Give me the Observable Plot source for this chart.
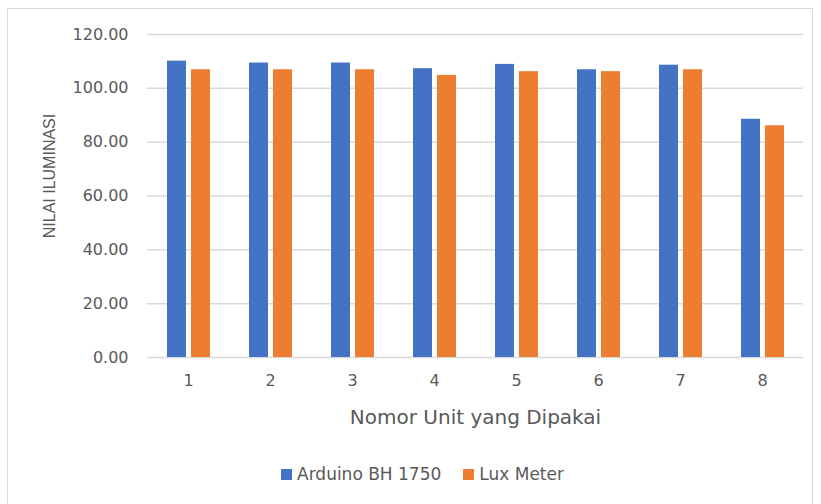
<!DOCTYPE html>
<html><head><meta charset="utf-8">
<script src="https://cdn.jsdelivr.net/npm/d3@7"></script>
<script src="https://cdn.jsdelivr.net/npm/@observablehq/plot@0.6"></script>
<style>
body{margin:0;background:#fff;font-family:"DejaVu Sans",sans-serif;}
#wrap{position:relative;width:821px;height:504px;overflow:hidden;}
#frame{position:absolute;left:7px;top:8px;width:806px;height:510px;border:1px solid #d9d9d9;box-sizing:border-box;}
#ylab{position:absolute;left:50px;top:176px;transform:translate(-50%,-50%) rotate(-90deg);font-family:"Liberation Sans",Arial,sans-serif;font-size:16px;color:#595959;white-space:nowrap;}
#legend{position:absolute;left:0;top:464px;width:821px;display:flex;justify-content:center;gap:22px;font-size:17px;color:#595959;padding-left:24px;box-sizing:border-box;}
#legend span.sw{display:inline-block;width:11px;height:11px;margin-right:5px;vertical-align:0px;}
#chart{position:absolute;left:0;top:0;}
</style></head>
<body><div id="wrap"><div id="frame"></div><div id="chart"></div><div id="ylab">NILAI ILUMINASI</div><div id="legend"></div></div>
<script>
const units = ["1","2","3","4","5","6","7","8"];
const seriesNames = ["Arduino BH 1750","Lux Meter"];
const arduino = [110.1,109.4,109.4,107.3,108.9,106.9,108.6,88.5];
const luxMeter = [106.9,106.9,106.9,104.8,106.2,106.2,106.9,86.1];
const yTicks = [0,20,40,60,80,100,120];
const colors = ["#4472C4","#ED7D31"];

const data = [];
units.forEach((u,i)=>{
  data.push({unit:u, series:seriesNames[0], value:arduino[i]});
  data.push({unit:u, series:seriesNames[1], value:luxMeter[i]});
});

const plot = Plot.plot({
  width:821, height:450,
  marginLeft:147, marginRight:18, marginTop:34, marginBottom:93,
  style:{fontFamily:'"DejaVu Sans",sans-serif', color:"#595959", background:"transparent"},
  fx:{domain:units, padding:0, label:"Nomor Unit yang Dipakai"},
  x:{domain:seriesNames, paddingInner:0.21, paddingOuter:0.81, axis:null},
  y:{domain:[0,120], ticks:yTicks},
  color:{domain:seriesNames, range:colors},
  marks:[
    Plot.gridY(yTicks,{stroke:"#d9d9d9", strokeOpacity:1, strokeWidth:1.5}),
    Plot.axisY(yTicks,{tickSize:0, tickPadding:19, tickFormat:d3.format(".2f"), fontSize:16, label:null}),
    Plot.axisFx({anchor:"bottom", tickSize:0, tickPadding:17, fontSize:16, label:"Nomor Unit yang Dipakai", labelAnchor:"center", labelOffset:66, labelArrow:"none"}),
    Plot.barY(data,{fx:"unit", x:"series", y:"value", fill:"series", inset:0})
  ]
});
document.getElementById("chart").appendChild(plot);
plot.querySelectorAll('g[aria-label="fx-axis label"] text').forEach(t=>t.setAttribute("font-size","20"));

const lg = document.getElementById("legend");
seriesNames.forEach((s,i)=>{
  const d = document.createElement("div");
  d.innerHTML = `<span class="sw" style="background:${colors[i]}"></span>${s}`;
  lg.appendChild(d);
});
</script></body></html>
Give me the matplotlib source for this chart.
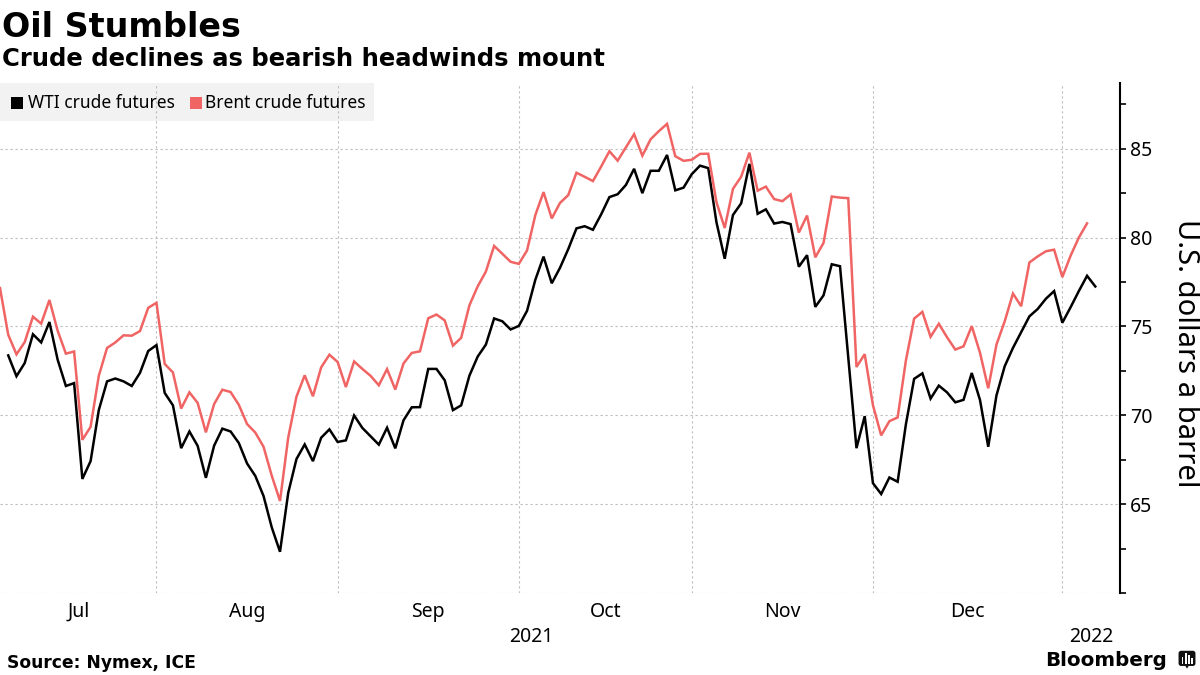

○ ○ ○

#### [Your goal]
Extract each line holding the word "Give" from the records.

#### [Output]
Give me the Observable Plot source for this chart.
Give me the matplotlib source for this chart.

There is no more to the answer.